> PROBLEM STATEMENT:
Only lines with the string "that" matter here; gather them from the material below.

─── RAW DATA

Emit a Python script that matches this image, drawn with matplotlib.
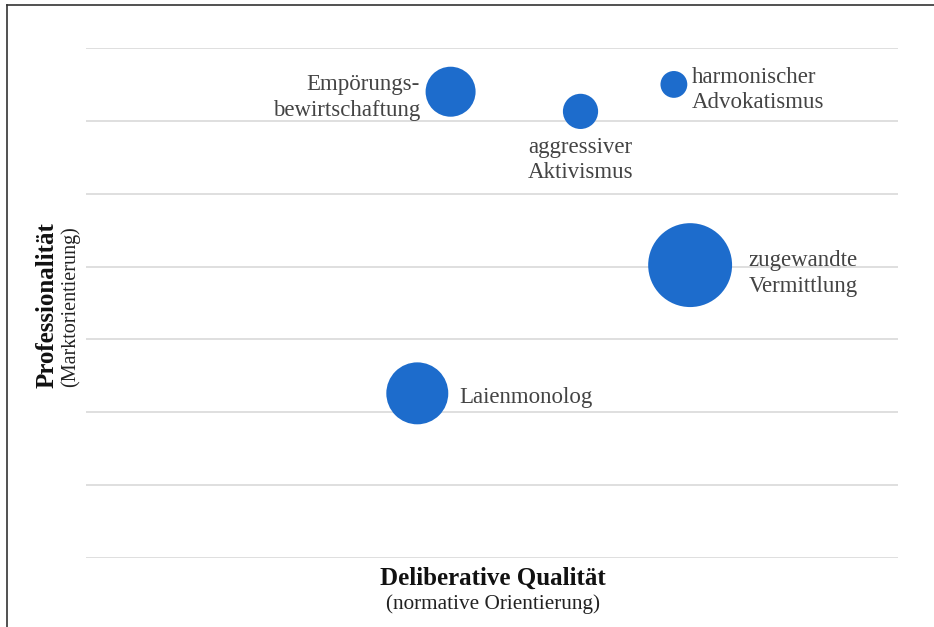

──────
─── RAW DATA

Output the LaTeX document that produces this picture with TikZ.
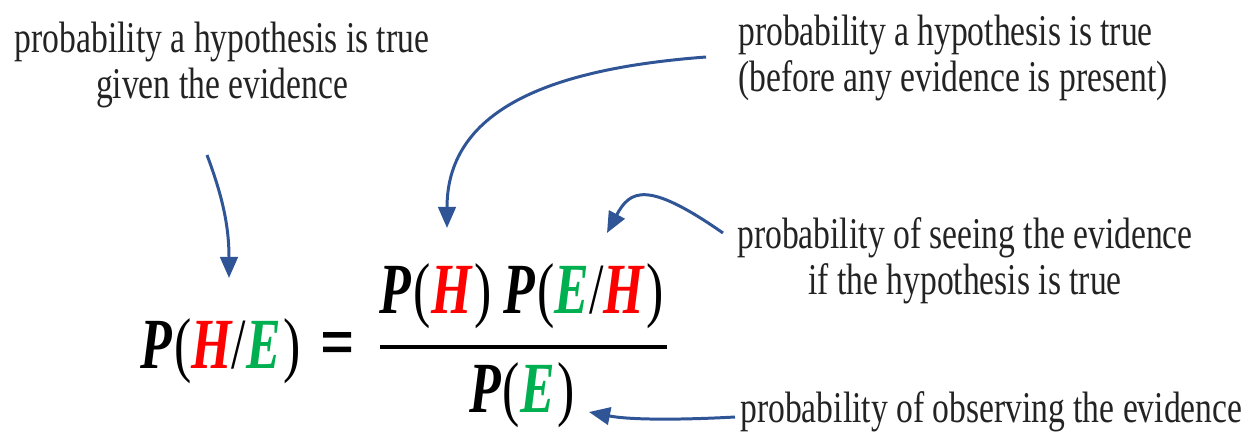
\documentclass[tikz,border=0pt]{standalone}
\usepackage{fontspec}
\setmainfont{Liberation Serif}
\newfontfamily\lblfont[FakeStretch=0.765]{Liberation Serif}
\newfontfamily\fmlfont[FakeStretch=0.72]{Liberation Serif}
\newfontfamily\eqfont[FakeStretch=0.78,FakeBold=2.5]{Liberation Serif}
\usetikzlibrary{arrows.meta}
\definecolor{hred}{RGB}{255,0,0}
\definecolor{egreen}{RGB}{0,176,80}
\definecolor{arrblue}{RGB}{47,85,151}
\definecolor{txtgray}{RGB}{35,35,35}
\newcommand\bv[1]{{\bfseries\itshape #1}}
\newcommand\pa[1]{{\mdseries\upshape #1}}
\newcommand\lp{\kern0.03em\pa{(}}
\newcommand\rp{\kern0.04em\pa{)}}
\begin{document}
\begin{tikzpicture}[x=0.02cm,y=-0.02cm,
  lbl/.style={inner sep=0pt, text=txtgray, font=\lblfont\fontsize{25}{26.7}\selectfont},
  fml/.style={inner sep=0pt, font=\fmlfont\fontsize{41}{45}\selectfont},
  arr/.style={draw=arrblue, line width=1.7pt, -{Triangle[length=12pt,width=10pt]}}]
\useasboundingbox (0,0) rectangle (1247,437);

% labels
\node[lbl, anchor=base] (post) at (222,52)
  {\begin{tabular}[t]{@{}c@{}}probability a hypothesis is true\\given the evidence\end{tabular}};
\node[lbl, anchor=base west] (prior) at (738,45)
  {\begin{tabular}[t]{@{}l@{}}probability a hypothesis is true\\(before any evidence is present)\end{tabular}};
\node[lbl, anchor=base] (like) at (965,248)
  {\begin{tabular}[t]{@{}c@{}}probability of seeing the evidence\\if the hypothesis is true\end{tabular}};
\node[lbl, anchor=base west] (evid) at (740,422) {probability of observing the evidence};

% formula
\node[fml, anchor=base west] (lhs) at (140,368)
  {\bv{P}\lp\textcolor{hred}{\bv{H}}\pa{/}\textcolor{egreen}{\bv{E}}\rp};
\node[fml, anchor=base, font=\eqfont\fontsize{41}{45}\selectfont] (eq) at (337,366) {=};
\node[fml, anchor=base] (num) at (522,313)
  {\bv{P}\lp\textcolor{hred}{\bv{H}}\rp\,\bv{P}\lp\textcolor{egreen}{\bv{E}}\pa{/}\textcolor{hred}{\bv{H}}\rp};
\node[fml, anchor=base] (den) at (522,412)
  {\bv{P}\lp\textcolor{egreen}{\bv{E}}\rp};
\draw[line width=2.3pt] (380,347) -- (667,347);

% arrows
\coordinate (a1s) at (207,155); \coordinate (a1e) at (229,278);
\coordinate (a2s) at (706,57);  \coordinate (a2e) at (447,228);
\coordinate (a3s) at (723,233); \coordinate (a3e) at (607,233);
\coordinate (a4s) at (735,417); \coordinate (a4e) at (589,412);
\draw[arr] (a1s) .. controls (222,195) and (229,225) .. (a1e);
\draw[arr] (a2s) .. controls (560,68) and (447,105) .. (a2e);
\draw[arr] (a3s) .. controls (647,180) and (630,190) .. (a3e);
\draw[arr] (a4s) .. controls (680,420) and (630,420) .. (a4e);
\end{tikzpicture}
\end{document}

──────

> RESULT OF THIS TASK:
Emit a Python script that matches this image, drawn with matplotlib.
Output the LaTeX document that produces this picture with TikZ.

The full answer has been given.